[START Record extracts]

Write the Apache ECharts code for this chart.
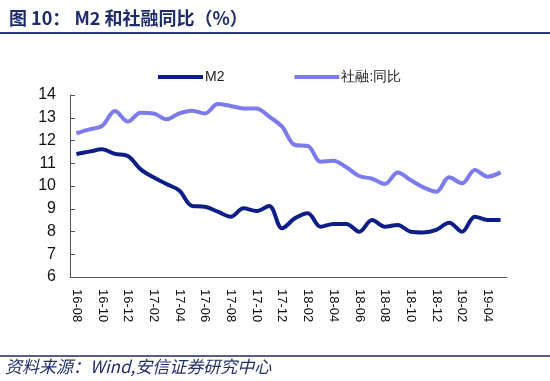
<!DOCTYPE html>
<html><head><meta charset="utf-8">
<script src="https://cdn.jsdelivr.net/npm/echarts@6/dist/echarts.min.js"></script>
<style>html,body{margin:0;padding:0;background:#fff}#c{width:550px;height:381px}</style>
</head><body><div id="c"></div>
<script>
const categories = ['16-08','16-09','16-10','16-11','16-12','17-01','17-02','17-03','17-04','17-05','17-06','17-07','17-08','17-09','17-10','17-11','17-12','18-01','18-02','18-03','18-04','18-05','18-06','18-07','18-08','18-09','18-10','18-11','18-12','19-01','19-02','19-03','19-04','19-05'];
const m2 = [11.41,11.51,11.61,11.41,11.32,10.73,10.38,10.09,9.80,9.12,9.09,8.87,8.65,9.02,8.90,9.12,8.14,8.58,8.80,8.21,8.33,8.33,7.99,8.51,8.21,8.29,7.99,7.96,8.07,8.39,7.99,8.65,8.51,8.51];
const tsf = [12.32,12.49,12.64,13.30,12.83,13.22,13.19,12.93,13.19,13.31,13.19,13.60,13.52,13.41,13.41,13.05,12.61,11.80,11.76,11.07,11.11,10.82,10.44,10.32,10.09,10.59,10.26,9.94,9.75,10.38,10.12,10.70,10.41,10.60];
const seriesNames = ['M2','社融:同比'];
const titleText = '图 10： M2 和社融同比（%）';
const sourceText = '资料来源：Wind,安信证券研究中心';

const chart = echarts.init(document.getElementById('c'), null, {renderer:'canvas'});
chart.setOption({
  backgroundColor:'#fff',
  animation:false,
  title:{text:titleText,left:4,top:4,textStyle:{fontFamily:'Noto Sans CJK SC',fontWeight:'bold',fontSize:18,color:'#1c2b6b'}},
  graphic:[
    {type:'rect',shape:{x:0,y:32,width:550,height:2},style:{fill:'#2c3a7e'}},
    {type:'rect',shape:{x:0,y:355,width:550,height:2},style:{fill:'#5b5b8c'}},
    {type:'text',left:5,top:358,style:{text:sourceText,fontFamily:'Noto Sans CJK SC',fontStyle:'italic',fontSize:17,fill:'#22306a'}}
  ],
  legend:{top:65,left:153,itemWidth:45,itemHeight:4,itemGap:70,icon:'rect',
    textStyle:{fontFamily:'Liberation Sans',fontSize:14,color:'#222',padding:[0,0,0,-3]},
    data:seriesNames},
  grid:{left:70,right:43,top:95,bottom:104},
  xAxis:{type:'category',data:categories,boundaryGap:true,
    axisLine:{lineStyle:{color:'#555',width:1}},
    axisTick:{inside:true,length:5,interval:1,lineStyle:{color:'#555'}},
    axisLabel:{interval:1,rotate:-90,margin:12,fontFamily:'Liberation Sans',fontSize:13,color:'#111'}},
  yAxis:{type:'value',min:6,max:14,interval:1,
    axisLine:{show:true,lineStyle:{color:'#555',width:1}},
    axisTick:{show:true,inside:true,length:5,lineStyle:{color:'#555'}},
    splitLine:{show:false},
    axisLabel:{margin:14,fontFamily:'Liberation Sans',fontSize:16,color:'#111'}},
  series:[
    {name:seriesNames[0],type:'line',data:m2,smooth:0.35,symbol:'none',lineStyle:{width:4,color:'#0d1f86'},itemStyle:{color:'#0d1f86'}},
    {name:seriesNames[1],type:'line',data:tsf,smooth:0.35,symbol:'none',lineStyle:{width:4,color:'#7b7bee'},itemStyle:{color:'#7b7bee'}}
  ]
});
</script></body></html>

[END Record extracts]
[START Record extracts]

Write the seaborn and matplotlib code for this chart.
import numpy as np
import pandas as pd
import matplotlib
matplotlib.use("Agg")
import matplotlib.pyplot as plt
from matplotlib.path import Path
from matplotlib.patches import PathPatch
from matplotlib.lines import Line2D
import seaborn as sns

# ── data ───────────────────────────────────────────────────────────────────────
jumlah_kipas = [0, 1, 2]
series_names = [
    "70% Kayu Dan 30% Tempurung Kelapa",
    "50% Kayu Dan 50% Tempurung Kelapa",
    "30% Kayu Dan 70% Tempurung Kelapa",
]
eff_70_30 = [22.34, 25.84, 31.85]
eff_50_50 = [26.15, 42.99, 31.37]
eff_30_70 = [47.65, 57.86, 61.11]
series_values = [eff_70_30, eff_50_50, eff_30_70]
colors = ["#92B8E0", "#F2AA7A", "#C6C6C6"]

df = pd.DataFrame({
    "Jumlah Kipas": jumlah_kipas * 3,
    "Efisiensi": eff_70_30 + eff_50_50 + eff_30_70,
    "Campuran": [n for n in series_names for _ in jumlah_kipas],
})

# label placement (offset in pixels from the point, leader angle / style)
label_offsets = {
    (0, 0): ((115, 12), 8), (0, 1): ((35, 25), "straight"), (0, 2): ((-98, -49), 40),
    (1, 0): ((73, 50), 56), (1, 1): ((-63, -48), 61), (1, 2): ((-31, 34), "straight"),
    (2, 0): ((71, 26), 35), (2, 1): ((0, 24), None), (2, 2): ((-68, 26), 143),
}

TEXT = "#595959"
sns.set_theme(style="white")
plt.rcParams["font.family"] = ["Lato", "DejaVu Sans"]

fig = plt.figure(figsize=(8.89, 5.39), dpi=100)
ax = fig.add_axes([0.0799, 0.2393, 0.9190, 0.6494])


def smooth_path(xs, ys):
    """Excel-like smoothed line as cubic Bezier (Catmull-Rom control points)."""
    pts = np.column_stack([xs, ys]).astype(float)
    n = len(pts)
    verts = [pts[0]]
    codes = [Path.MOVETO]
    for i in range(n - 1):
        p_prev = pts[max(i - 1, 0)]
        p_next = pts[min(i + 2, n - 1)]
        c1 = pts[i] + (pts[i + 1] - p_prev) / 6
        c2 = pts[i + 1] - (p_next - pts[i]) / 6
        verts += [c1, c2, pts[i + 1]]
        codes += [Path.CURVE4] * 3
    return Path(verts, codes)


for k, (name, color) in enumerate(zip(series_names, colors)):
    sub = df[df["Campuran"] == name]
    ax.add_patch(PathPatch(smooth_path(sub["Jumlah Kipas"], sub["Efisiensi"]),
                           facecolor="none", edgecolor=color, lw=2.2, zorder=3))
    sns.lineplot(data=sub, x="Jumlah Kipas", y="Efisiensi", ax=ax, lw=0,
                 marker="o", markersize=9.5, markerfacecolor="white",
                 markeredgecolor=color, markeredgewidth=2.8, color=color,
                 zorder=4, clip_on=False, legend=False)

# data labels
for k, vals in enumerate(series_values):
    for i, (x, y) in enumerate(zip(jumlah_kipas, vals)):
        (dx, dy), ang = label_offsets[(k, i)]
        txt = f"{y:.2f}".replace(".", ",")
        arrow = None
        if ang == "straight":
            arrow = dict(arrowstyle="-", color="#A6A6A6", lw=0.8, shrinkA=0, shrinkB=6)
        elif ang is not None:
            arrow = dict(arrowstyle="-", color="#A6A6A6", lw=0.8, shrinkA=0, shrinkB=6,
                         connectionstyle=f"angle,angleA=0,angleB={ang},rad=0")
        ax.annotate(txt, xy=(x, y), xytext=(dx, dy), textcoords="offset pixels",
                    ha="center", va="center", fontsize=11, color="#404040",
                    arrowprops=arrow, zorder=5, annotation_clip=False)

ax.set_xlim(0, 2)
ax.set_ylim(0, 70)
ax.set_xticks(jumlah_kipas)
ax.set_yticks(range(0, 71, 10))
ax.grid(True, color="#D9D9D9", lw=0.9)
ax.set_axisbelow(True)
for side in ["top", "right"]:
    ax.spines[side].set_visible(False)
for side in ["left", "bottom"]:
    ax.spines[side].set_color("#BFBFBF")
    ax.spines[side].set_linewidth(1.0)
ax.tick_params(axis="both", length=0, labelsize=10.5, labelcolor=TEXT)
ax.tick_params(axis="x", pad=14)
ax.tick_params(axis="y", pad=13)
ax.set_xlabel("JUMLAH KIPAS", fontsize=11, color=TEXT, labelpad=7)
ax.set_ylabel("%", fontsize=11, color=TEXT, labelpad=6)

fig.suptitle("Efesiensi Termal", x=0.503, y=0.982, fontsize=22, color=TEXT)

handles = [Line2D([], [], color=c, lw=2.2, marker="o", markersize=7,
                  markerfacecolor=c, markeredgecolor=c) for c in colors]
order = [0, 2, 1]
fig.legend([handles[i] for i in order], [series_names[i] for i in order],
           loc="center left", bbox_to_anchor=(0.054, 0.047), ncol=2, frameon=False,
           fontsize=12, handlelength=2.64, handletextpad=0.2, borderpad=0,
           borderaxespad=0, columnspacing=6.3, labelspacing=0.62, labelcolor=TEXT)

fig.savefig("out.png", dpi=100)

[END Record extracts]

Copy the listing above exactly, but only from the line with "Write the Apache ECharts code for this chart." through the line with "const sourceText = '资料来源：Wind,安信证券研究中心';", including those two lines and excluding any picture.

#### Solution below:
Write the Apache ECharts code for this chart.
<!DOCTYPE html>
<html><head><meta charset="utf-8">
<script src="https://cdn.jsdelivr.net/npm/echarts@6/dist/echarts.min.js"></script>
<style>html,body{margin:0;padding:0;background:#fff}#c{width:550px;height:381px}</style>
</head><body><div id="c"></div>
<script>
const categories = ['16-08','16-09','16-10','16-11','16-12','17-01','17-02','17-03','17-04','17-05','17-06','17-07','17-08','17-09','17-10','17-11','17-12','18-01','18-02','18-03','18-04','18-05','18-06','18-07','18-08','18-09','18-10','18-11','18-12','19-01','19-02','19-03','19-04','19-05'];
const m2 = [11.41,11.51,11.61,11.41,11.32,10.73,10.38,10.09,9.80,9.12,9.09,8.87,8.65,9.02,8.90,9.12,8.14,8.58,8.80,8.21,8.33,8.33,7.99,8.51,8.21,8.29,7.99,7.96,8.07,8.39,7.99,8.65,8.51,8.51];
const tsf = [12.32,12.49,12.64,13.30,12.83,13.22,13.19,12.93,13.19,13.31,13.19,13.60,13.52,13.41,13.41,13.05,12.61,11.80,11.76,11.07,11.11,10.82,10.44,10.32,10.09,10.59,10.26,9.94,9.75,10.38,10.12,10.70,10.41,10.60];
const seriesNames = ['M2','社融:同比'];
const titleText = '图 10： M2 和社融同比（%）';
const sourceText = '资料来源：Wind,安信证券研究中心';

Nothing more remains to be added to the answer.